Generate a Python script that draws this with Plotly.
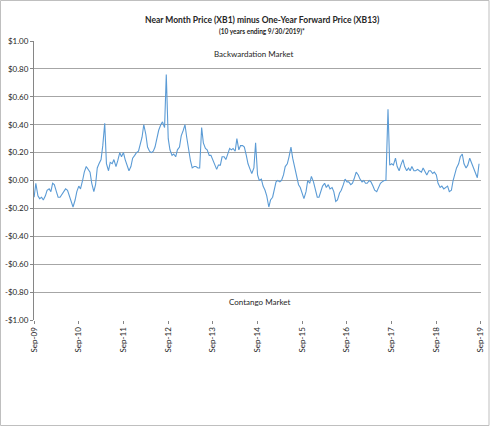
import pandas as pd
import plotly.graph_objects as go

# XB1 minus XB13, two points per month (1st and 15th)
# each list runs Oct 1 -> Sep 15 of the next year
y2010 = [-0.12, -0.02, -0.11, -0.13, -0.12, -0.14, -0.11, -0.07, -0.06, -0.08, -0.02, -0.03,
         -0.08, -0.12, -0.12, -0.10, -0.07, -0.06, -0.07, -0.11, -0.16, -0.19, -0.14, -0.08]
y2011 = [-0.04, -0.06, 0.00, 0.06, 0.10, 0.08, 0.06, -0.02, -0.08, -0.03, 0.09, 0.12,
         0.15, 0.25, 0.41, 0.12, 0.07, 0.13, 0.12, 0.15, 0.10, 0.14, 0.20, 0.17]
y2012 = [0.20, 0.15, 0.10, 0.07, 0.10, 0.16, 0.18, 0.20, 0.21, 0.25, 0.31, 0.40,
         0.33, 0.24, 0.21, 0.20, 0.21, 0.24, 0.30, 0.36, 0.40, 0.42, 0.38, 0.76]
y2013 = [0.30, 0.22, 0.18, 0.19, 0.17, 0.22, 0.24, 0.32, 0.36, 0.40, 0.31, 0.23,
         0.14, 0.09, 0.10, 0.10, 0.09, 0.09, 0.38, 0.27, 0.23, 0.22, 0.18, 0.18]
y2014 = [0.15, 0.12, 0.08, 0.11, 0.11, 0.17, 0.17, 0.15, 0.19, 0.23, 0.22, 0.23,
         0.21, 0.30, 0.22, 0.25, 0.25, 0.24, 0.18, 0.12, 0.08, 0.05, 0.09, 0.27]
y2015 = [0.04, 0.00, 0.01, -0.04, -0.07, -0.11, -0.19, -0.14, -0.12, -0.06, -0.01, 0.00,
         -0.01, 0.00, 0.04, 0.10, 0.12, 0.17, 0.24, 0.16, 0.09, 0.05, -0.03, -0.05]
y2016 = [-0.09, -0.13, -0.08, 0.00, -0.02, 0.03, -0.01, -0.06, -0.12, -0.12, -0.07, -0.04,
         -0.02, -0.05, -0.03, -0.06, -0.05, -0.08, -0.15, -0.14, -0.09, -0.07, -0.03, 0.01]
y2017 = [-0.01, -0.01, -0.03, -0.02, 0.02, 0.06, 0.04, 0.01, -0.01, 0.00, -0.02, -0.02,
         0.00, -0.01, -0.04, -0.07, -0.08, -0.05, -0.02, -0.01, 0.00, 0.00, 0.51, 0.11]
y2018 = [0.12, 0.11, 0.16, 0.10, 0.07, 0.11, 0.15, 0.10, 0.07, 0.09, 0.07, 0.10,
         0.07, 0.07, 0.08, 0.07, 0.06, 0.09, 0.06, 0.04, 0.07, 0.07, 0.05, 0.06]
y2019 = [0.04, -0.02, -0.05, -0.04, -0.06, -0.05, -0.04, -0.08, -0.07, 0.00, 0.05, 0.09,
         0.12, 0.17, 0.19, 0.12, 0.09, 0.11, 0.16, 0.13, 0.10, 0.07, 0.02, 0.12]

spread = y2010 + y2011 + y2012 + y2013 + y2014 + y2015 + y2016 + y2017 + y2018 + y2019
dates = pd.date_range("2009-10-01", periods=len(spread), freq="SMS")

x_tick_dates = ["2009-09-30", "2010-09-30", "2011-09-30", "2012-09-30", "2013-09-30", "2014-09-30",
                "2015-09-30", "2016-09-30", "2017-09-30", "2018-09-30", "2019-09-29"]
x_tick_labels = ["Sep-09", "Sep-10", "Sep-11", "Sep-12", "Sep-13", "Sep-14",
                 "Sep-15", "Sep-16", "Sep-17", "Sep-18", "Sep-19"]
y_ticks = [-1.0, -0.8, -0.6, -0.4, -0.2, 0.0, 0.2, 0.4, 0.6, 0.8, 1.0]
y_tick_labels = ["-$1.00", "-$0.80", "-$0.60", "-$0.40", "-$0.20", "$0.00",
                 "$0.20", "$0.40", "$0.60", "$0.80", "$1.00"]

FONT = "Lato"
W, H = 491, 427
ML, MR, MT, MB = 34, 10, 41, 107
pw, ph = W - ML - MR, H - MT - MB


def px_x(px):
    return (px - ML) / pw


def px_y(py):
    return (H - MB - py) / ph


fig = go.Figure()
fig.add_trace(go.Scatter(
    x=dates, y=spread, mode="lines",
    line=dict(color="#5b9bd5", width=1.1),
    showlegend=False, hoverinfo="x+y",
))

fig.update_layout(
    width=W, height=H,
    margin=dict(l=ML, r=MR, t=MT, b=MB, autoexpand=False),
    paper_bgcolor="white", plot_bgcolor="white",
    font=dict(family=FONT, size=8, color="#262626"),
    xaxis=dict(
        range=["2009-09-30", "2019-10-01"],
        tickvals=x_tick_dates, ticktext=x_tick_labels,
        tickangle=-90, showgrid=False, zeroline=False, automargin=False,
        ticks="outside", ticklen=3, tickcolor="#868686",
        tickfont=dict(family=FONT, size=8, color="#262626"),
    ),
    yaxis=dict(
        range=[-1.0, 1.0],
        tickvals=y_ticks, ticktext=y_tick_labels, automargin=False,
        showgrid=True, gridcolor="#a6a6a6", gridwidth=1,
        zeroline=False, showline=True, linecolor="#868686", linewidth=1,
        ticks="outside", ticklen=3, tickcolor="#868686",
        tickfont=dict(family=FONT, size=8, color="#262626"),
    ),
)

fig.add_annotation(text="<b>Near Month Price (XB1) minus One-Year Forward Price (XB13)</b>",
                   xref="paper", yref="paper", x=px_x(262), y=px_y(13),
                   showarrow=False, font=dict(family=FONT, size=8.5, color="#262626"))
fig.add_annotation(text="<b>(10 years ending 9/30/2019)*</b>",
                   xref="paper", yref="paper", x=px_x(262), y=px_y(25),
                   showarrow=False, font=dict(family=FONT, size=6.5, color="#262626"))
fig.add_annotation(text="Backwardation Market", xref="paper", yref="y",
                   x=px_x(254), y=0.905, showarrow=False,
                   font=dict(family=FONT, size=8, color="#262626"))
fig.add_annotation(text="Contango Market", xref="paper", yref="y",
                   x=px_x(259), y=-0.87, showarrow=False,
                   font=dict(family=FONT, size=8, color="#262626"))

# chart-area border like the spreadsheet chart
fig.add_shape(type="rect", xref="paper", yref="paper",
              x0=px_x(0.5), x1=px_x(489), y0=px_y(425.5), y1=px_y(0.5),
              line=dict(color="#bfbfbf", width=1))

# the page's default body margin would push the chart 8px in
fig.write_html("out.html", config={"displayModeBar": False},
               post_script="document.body.style.margin='0px';")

******

Given task » Return, unchanged, the lines from the first line of the material through the line that holds "0.07, 0.02, 0.12]", inclusive, omitting pictures.

Written answer »
Generate a Python script that draws this with Plotly.
import pandas as pd
import plotly.graph_objects as go

# XB1 minus XB13, two points per month (1st and 15th)
# each list runs Oct 1 -> Sep 15 of the next year
y2010 = [-0.12, -0.02, -0.11, -0.13, -0.12, -0.14, -0.11, -0.07, -0.06, -0.08, -0.02, -0.03,
         -0.08, -0.12, -0.12, -0.10, -0.07, -0.06, -0.07, -0.11, -0.16, -0.19, -0.14, -0.08]
y2011 = [-0.04, -0.06, 0.00, 0.06, 0.10, 0.08, 0.06, -0.02, -0.08, -0.03, 0.09, 0.12,
         0.15, 0.25, 0.41, 0.12, 0.07, 0.13, 0.12, 0.15, 0.10, 0.14, 0.20, 0.17]
y2012 = [0.20, 0.15, 0.10, 0.07, 0.10, 0.16, 0.18, 0.20, 0.21, 0.25, 0.31, 0.40,
         0.33, 0.24, 0.21, 0.20, 0.21, 0.24, 0.30, 0.36, 0.40, 0.42, 0.38, 0.76]
y2013 = [0.30, 0.22, 0.18, 0.19, 0.17, 0.22, 0.24, 0.32, 0.36, 0.40, 0.31, 0.23,
         0.14, 0.09, 0.10, 0.10, 0.09, 0.09, 0.38, 0.27, 0.23, 0.22, 0.18, 0.18]
y2014 = [0.15, 0.12, 0.08, 0.11, 0.11, 0.17, 0.17, 0.15, 0.19, 0.23, 0.22, 0.23,
         0.21, 0.30, 0.22, 0.25, 0.25, 0.24, 0.18, 0.12, 0.08, 0.05, 0.09, 0.27]
y2015 = [0.04, 0.00, 0.01, -0.04, -0.07, -0.11, -0.19, -0.14, -0.12, -0.06, -0.01, 0.00,
         -0.01, 0.00, 0.04, 0.10, 0.12, 0.17, 0.24, 0.16, 0.09, 0.05, -0.03, -0.05]
y2016 = [-0.09, -0.13, -0.08, 0.00, -0.02, 0.03, -0.01, -0.06, -0.12, -0.12, -0.07, -0.04,
         -0.02, -0.05, -0.03, -0.06, -0.05, -0.08, -0.15, -0.14, -0.09, -0.07, -0.03, 0.01]
y2017 = [-0.01, -0.01, -0.03, -0.02, 0.02, 0.06, 0.04, 0.01, -0.01, 0.00, -0.02, -0.02,
         0.00, -0.01, -0.04, -0.07, -0.08, -0.05, -0.02, -0.01, 0.00, 0.00, 0.51, 0.11]
y2018 = [0.12, 0.11, 0.16, 0.10, 0.07, 0.11, 0.15, 0.10, 0.07, 0.09, 0.07, 0.10,
         0.07, 0.07, 0.08, 0.07, 0.06, 0.09, 0.06, 0.04, 0.07, 0.07, 0.05, 0.06]
y2019 = [0.04, -0.02, -0.05, -0.04, -0.06, -0.05, -0.04, -0.08, -0.07, 0.00, 0.05, 0.09,
         0.12, 0.17, 0.19, 0.12, 0.09, 0.11, 0.16, 0.13, 0.10, 0.07, 0.02, 0.12]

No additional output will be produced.